Data shown:
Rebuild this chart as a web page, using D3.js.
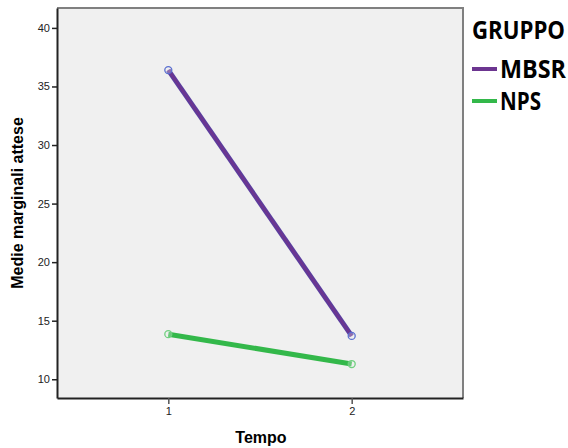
<!DOCTYPE html>
<html>
<head>
<meta charset="utf-8">
<script src="https://cdn.jsdelivr.net/npm/d3@7"></script>
<style>
  body { margin: 0; background: #fff; }
  svg { font-family: "Liberation Sans", Arial, sans-serif; }
  .tick text { font-size: 11px; fill: #222; }
  .axTitle { font-weight: bold; font-size: 16px; }
  .leg { font-family: "Open Sans", "DejaVu Sans", sans-serif; font-weight: bold; font-size: 21px; }
</style>
</head>
<body>
<script>
var tempi = [1, 2];
var gruppi = ["MBSR", "NPS"];
var mbsr = [36.4, 13.7];
var nps = [13.85, 11.3];
var yTicks = [10, 15, 20, 25, 30, 35, 40];
var colori = ["#6c3590", "#33b84a"];
var bordi = ["#5a6fd0", "#6fd07f"];
var larghezze = [66, 41];

var svg = d3.select("body").append("svg")
  .attr("width", 568)
  .attr("height", 448);

var pLeft = 57, pTop = 8, pRight = 463, pBottom = 398;

var x = d3.scaleLinear().domain([0.393, 2.607]).range([pLeft, pRight]);
var y = d3.scaleLinear().domain([8.4, 41.7]).range([pBottom, pTop]);

svg.append("rect")
  .attr("x", pLeft)
  .attr("y", pTop)
  .attr("width", pRight - pLeft)
  .attr("height", pBottom - pTop)
  .attr("fill", "#f0f0f0")
  .attr("stroke", "none");

// bordo superiore e destro grigio
svg.append("path")
  .attr("d", "M" + pLeft + "," + pTop + "H" + pRight + "V" + pBottom)
  .attr("fill", "none")
  .attr("stroke", "#808080")
  .attr("stroke-width", 2);

var yAxis = svg.append("g")
  .attr("transform", "translate(" + pLeft + ",0)")
  .call(d3.axisLeft(y).tickValues(yTicks).tickSize(5).tickSizeOuter(0).tickPadding(2));
yAxis.select(".domain").attr("stroke", "#222").attr("stroke-width", 2);
yAxis.selectAll(".tick line").attr("stroke", "#222").attr("stroke-width", 1.5);

var xAxis = svg.append("g")
  .attr("transform", "translate(0," + pBottom + ")")
  .call(d3.axisBottom(x).tickValues(tempi).tickFormat(d3.format("d")).tickSize(6).tickSizeOuter(0).tickPadding(3));
xAxis.select(".domain").attr("stroke", "#222").attr("stroke-width", 2);
xAxis.selectAll(".tick line").attr("stroke", "#555").attr("stroke-width", 1.5);

var serie = [mbsr, nps];
var line = d3.line().x(function(d, i){ return x(tempi[i]); }).y(function(d){ return y(d); });

serie.forEach(function(s, k){
  svg.append("path")
    .datum(s)
    .attr("d", line)
    .attr("fill", "none")
    .attr("stroke", k === 0 ? "#5a3d9e" : colori[k])
    .attr("stroke-width", 5);
  if (k === 0) {
    svg.append("path")
      .datum(s)
      .attr("d", line)
      .attr("fill", "none")
      .attr("stroke", colori[k])
      .attr("stroke-width", 2.5);
  }
  svg.selectAll(null).data(s).enter().append("circle")
    .attr("cx", function(d, i){ return x(tempi[i]); })
    .attr("cy", function(d){ return y(d); })
    .attr("r", 3.5)
    .attr("fill", "#f0f0f0")
    .attr("fill-opacity", 0.3)
    .attr("stroke", bordi[k])
    .attr("stroke-width", 1.3);
});

svg.append("text")
  .attr("class", "axTitle")
  .attr("x", 261)
  .attr("y", 443)
  .attr("text-anchor", "middle")
  .text("Tempo");

svg.append("text")
  .attr("class", "axTitle")
  .attr("transform", "translate(23,203) rotate(-90)")
  .attr("text-anchor", "middle")
  .text("Medie marginali attese");

// legenda (testo un po' più alto e stretto, come il Calibri di SPSS)
svg.append("text")
  .attr("class", "leg")
  .attr("transform", "translate(472,39) scale(1,1.15)")
  .attr("textLength", 93)
  .attr("lengthAdjust", "spacingAndGlyphs")
  .text("GRUPPO");

gruppi.forEach(function(g, i){
  var ly = 69 + i * 32;
  svg.append("line")
    .attr("x1", 472)
    .attr("x2", 497)
    .attr("y1", ly)
    .attr("y2", ly)
    .attr("stroke", colori[i])
    .attr("stroke-width", 4);
  svg.append("text")
    .attr("class", "leg")
    .attr("transform", "translate(500," + (ly + 9) + ") scale(1,1.15)")
    .attr("textLength", larghezze[i])
    .attr("lengthAdjust", "spacingAndGlyphs")
    .text(g);
});
</script>
</body>
</html>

Exercise prompt:
Repeat only what lies between the start of the data and the end of the line containing "var pLeft = 57, pTop", exactly, with pictures left out.

Expected answer:
Rebuild this chart as a web page, using D3.js.
<!DOCTYPE html>
<html>
<head>
<meta charset="utf-8">
<script src="https://cdn.jsdelivr.net/npm/d3@7"></script>
<style>
  body { margin: 0; background: #fff; }
  svg { font-family: "Liberation Sans", Arial, sans-serif; }
  .tick text { font-size: 11px; fill: #222; }
  .axTitle { font-weight: bold; font-size: 16px; }
  .leg { font-family: "Open Sans", "DejaVu Sans", sans-serif; font-weight: bold; font-size: 21px; }
</style>
</head>
<body>
<script>
var tempi = [1, 2];
var gruppi = ["MBSR", "NPS"];
var mbsr = [36.4, 13.7];
var nps = [13.85, 11.3];
var yTicks = [10, 15, 20, 25, 30, 35, 40];
var colori = ["#6c3590", "#33b84a"];
var bordi = ["#5a6fd0", "#6fd07f"];
var larghezze = [66, 41];

var svg = d3.select("body").append("svg")
  .attr("width", 568)
  .attr("height", 448);

var pLeft = 57, pTop = 8, pRight = 463, pBottom = 398;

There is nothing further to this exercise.